No entanto, convém ressaltar que tal pensamento já estava presente entre a realeza não só na época de Gil Vicente, no século XV e XVI; antes desse período, por exemplo, a rainha Santa Isabel, esposa de D. Dinis, no século XIII, abraçou de forma total o franciscanismo, dedicando-se à prática da caridade e da humildade. A rainha inclusive fundou o convento das Clarissas e vestiu-lhe o hábito, quando ficou viúva. Sendo assim, torna-se evidente que Gil Vicente tinha vários motivos para apoiar e divulgar a ideologia franciscana no contexto em que vivia.

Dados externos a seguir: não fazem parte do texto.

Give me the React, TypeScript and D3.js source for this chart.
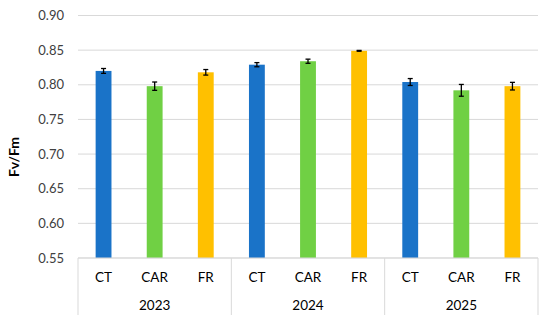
import React, { useEffect, useRef } from 'react'
import * as d3 from 'd3'

const years = ['2023', '2024', '2025']
const treatments = ['CT', 'CAR', 'FR']
const means = [
  [0.820, 0.798, 0.818],
  [0.829, 0.834, 0.849],
  [0.804, 0.792, 0.798],
]
const errors = [
  [0.0035, 0.006, 0.004],
  [0.003, 0.003, 0.0006],
  [0.005, 0.0085, 0.0055],
]
const yTicks = [0.55, 0.6, 0.65, 0.7, 0.75, 0.8, 0.85, 0.9]
const colors: Record<string, string> = { CT: '#1a73c8', CAR: '#70d044', FR: '#ffc000' }

const W = 550
const H = 324
const m = { left: 78, right: 12, top: 15.5, bottom: 66 }

const App = () => {
  const ref = useRef<SVGSVGElement>(null)

  useEffect(() => {
    const svg = d3.select(ref.current)
    svg.selectAll('*').remove()
    const font = 'Lato, "Open Sans", sans-serif'
    const plotW = W - m.left - m.right
    const plotB = H - m.bottom

    const rows = years.flatMap((yr, i) =>
      treatments.map((t, j) => ({ key: yr + '-' + t, year: yr, t, v: means[i][j], e: errors[i][j] }))
    )

    const x = d3.scaleBand().domain(rows.map((d) => d.key)).range([m.left, m.left + plotW]).paddingInner(0.69).paddingOuter(0.345)
    const xYear = d3.scaleBand().domain(years).range([m.left, m.left + plotW])
    const y = d3.scaleLinear().domain([0.55, 0.9]).range([plotB, m.top])

    // gridlines
    svg.append('g')
      .selectAll('line')
      .data(yTicks)
      .join('line')
      .attr('x1', m.left)
      .attr('x2', m.left + plotW)
      .attr('y1', (d) => y(d))
      .attr('y2', (d) => y(d))
      .attr('stroke', '#d9d9d9')
      .attr('stroke-width', 1)

    // y tick labels
    svg.append('g')
      .selectAll('text')
      .data(yTicks)
      .join('text')
      .attr('x', 64)
      .attr('y', (d) => y(d))
      .attr('dy', '0.35em')
      .attr('text-anchor', 'end')
      .attr('font-family', font)
      .attr('font-size', 13)
      .attr('fill', '#404040')
      .text((d) => d3.format('.2f')(d))

    // y axis title
    svg.append('text')
      .attr('transform', `translate(14,157) rotate(-90)`)
      .attr('text-anchor', 'middle')
      .attr('dy', '0.35em')
      .attr('font-family', font)
      .attr('font-size', 14)
      .attr('font-weight', 'bold')
      .attr('fill', '#000')
      .text('Fv/Fm')

    // bars
    svg.append('g')
      .selectAll('rect')
      .data(rows)
      .join('rect')
      .attr('x', (d) => x(d.key)!)
      .attr('width', x.bandwidth())
      .attr('y', (d) => y(d.v))
      .attr('height', (d) => plotB - y(d.v))
      .attr('fill', (d) => colors[d.t])

    // error bars
    const eb = svg.append('g').attr('stroke', '#000').attr('stroke-width', 1.3)
    rows.forEach((d) => {
      const cx = x(d.key)! + x.bandwidth() / 2
      const y1 = y(d.v + d.e)
      const y2 = y(d.v - d.e)
      eb.append('line').attr('x1', cx).attr('x2', cx).attr('y1', y1).attr('y2', y2)
      eb.append('line').attr('x1', cx - 2.5).attr('x2', cx + 2.5).attr('y1', y1).attr('y2', y1)
      eb.append('line').attr('x1', cx - 2.5).attr('x2', cx + 2.5).attr('y1', y2).attr('y2', y2)
    })

    // bottom axis line + separators
    svg.append('line')
      .attr('x1', m.left).attr('x2', m.left + plotW)
      .attr('y1', plotB).attr('y2', plotB)
      .attr('stroke', '#d9d9d9').attr('stroke-width', 1)
    const seps = [...years.map((yr) => xYear(yr)!), m.left + plotW]
    svg.append('g')
      .selectAll('line')
      .data(seps)
      .join('line')
      .attr('x1', (d) => d).attr('x2', (d) => d)
      .attr('y1', plotB).attr('y2', 315)
      .attr('stroke', '#d9d9d9').attr('stroke-width', 1)

    // category labels
    svg.append('g')
      .selectAll('text')
      .data(rows)
      .join('text')
      .attr('x', (d) => x(d.key)! + x.bandwidth() / 2)
      .attr('y', 277)
      .attr('dy', '0.35em')
      .attr('text-anchor', 'middle')
      .attr('font-family', font)
      .attr('font-size', 13.5)
      .attr('fill', '#000')
      .text((d) => d.t)

    // year labels
    svg.append('g')
      .selectAll('text')
      .data(years)
      .join('text')
      .attr('x', (d) => xYear(d)! + xYear.bandwidth() / 2)
      .attr('y', 305.5)
      .attr('dy', '0.35em')
      .attr('text-anchor', 'middle')
      .attr('font-family', font)
      .attr('font-size', 13.5)
      .attr('fill', '#000')
      .text((d) => d)
  })

  return (
    <svg ref={ref} width={W} height={H} style={{ position: 'absolute', left: 0, top: 0, background: '#fff' }} />
  )
}

export default App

Esse posicionamento franciscano por parte de Gil Vicente fica mais evidente na análise do Sermão que, em 1506, o artista prega em Abrantes à rainha D. Leonor. Segundo o próprio texto, houve a tentativa por parte de alguns de censurá-lo, alegando-se que ele era homem leigo e, dessa forma, não poderia pregar sermão. Gil Vicente, porém, diante dessa censura, demonstra sua humildade, apelando à “sacra sciencia divina” (VICENTE, 1965, p. 1277) e surpreende com a sua habilidade retórica. A partir de então, várias de suas peças apresentarão um ideal moralista, o que também foi observada nos discursos de São Francisco de Assis.